» **PROVIDED MATERIAL**
────────────────────
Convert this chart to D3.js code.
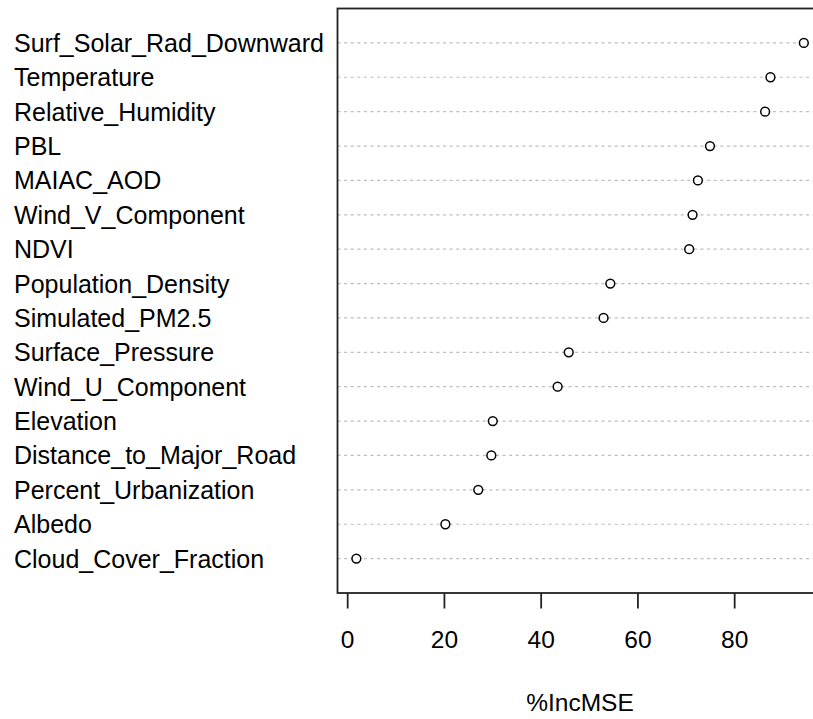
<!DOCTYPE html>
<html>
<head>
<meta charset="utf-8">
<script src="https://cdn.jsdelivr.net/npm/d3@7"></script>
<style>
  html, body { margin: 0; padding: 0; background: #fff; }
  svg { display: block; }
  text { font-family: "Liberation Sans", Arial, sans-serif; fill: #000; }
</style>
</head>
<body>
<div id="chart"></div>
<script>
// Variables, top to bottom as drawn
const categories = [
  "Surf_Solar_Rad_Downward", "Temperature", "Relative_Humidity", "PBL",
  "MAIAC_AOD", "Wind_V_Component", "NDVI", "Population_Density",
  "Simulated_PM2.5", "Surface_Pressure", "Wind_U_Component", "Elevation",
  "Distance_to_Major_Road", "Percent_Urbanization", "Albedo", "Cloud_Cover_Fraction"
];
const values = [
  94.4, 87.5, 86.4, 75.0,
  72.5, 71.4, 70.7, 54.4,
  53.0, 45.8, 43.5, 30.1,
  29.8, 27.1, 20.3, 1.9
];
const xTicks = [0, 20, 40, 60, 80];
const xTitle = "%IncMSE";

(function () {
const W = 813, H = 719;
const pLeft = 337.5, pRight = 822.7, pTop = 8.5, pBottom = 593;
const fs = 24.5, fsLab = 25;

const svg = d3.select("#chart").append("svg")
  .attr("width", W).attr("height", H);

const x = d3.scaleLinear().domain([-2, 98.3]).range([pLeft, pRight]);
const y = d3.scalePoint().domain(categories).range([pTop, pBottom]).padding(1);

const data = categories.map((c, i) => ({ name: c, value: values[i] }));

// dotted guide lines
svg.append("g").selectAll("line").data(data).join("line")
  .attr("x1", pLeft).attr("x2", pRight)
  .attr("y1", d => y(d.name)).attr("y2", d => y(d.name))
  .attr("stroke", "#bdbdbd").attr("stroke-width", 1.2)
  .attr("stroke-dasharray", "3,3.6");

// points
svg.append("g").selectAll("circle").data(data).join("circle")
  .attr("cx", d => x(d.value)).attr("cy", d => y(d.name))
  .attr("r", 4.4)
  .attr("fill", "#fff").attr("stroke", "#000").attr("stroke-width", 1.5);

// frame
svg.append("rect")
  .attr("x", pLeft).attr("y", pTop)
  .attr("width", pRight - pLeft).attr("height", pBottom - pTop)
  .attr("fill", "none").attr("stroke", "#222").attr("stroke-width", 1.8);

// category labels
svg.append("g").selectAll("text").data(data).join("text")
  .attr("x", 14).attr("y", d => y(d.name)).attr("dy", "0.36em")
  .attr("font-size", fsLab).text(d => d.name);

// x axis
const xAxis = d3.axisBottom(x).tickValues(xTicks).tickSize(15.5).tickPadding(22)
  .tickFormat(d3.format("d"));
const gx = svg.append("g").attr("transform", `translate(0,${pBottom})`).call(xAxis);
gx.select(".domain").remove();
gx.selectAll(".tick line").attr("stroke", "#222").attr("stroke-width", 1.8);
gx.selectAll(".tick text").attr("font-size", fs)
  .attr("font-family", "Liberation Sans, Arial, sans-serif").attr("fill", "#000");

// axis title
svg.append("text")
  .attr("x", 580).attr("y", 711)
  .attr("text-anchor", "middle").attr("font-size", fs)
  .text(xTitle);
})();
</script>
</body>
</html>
────────────────────
» **SET PROBLEM**
Quote each line of the listing exactly, but leave the pictures out.

» **TASK OUTPUT**
Convert this chart to D3.js code.
<!DOCTYPE html>
<html>
<head>
<meta charset="utf-8">
<script src="https://cdn.jsdelivr.net/npm/d3@7"></script>
<style>
  html, body { margin: 0; padding: 0; background: #fff; }
  svg { display: block; }
  text { font-family: "Liberation Sans", Arial, sans-serif; fill: #000; }
</style>
</head>
<body>
<div id="chart"></div>
<script>
// Variables, top to bottom as drawn
const categories = [
  "Surf_Solar_Rad_Downward", "Temperature", "Relative_Humidity", "PBL",
  "MAIAC_AOD", "Wind_V_Component", "NDVI", "Population_Density",
  "Simulated_PM2.5", "Surface_Pressure", "Wind_U_Component", "Elevation",
  "Distance_to_Major_Road", "Percent_Urbanization", "Albedo", "Cloud_Cover_Fraction"
];
const values = [
  94.4, 87.5, 86.4, 75.0,
  72.5, 71.4, 70.7, 54.4,
  53.0, 45.8, 43.5, 30.1,
  29.8, 27.1, 20.3, 1.9
];
const xTicks = [0, 20, 40, 60, 80];
const xTitle = "%IncMSE";

(function () {
const W = 813, H = 719;
const pLeft = 337.5, pRight = 822.7, pTop = 8.5, pBottom = 593;
const fs = 24.5, fsLab = 25;

const svg = d3.select("#chart").append("svg")
  .attr("width", W).attr("height", H);

const x = d3.scaleLinear().domain([-2, 98.3]).range([pLeft, pRight]);
const y = d3.scalePoint().domain(categories).range([pTop, pBottom]).padding(1);

const data = categories.map((c, i) => ({ name: c, value: values[i] }));

// dotted guide lines
svg.append("g").selectAll("line").data(data).join("line")
  .attr("x1", pLeft).attr("x2", pRight)
  .attr("y1", d => y(d.name)).attr("y2", d => y(d.name))
  .attr("stroke", "#bdbdbd").attr("stroke-width", 1.2)
  .attr("stroke-dasharray", "3,3.6");

// points
svg.append("g").selectAll("circle").data(data).join("circle")
  .attr("cx", d => x(d.value)).attr("cy", d => y(d.name))
  .attr("r", 4.4)
  .attr("fill", "#fff").attr("stroke", "#000").attr("stroke-width", 1.5);

// frame
svg.append("rect")
  .attr("x", pLeft).attr("y", pTop)
  .attr("width", pRight - pLeft).attr("height", pBottom - pTop)
  .attr("fill", "none").attr("stroke", "#222").attr("stroke-width", 1.8);

// category labels
svg.append("g").selectAll("text").data(data).join("text")
  .attr("x", 14).attr("y", d => y(d.name)).attr("dy", "0.36em")
  .attr("font-size", fsLab).text(d => d.name);

// x axis
const xAxis = d3.axisBottom(x).tickValues(xTicks).tickSize(15.5).tickPadding(22)
  .tickFormat(d3.format("d"));
const gx = svg.append("g").attr("transform", `translate(0,${pBottom})`).call(xAxis);
gx.select(".domain").remove();
gx.selectAll(".tick line").attr("stroke", "#222").attr("stroke-width", 1.8);
gx.selectAll(".tick text").attr("font-size", fs)
  .attr("font-family", "Liberation Sans, Arial, sans-serif").attr("fill", "#000");

// axis title
svg.append("text")
  .attr("x", 580).attr("y", 711)
  .attr("text-anchor", "middle").attr("font-size", fs)
  .text(xTitle);
})();
</script>
</body>
</html>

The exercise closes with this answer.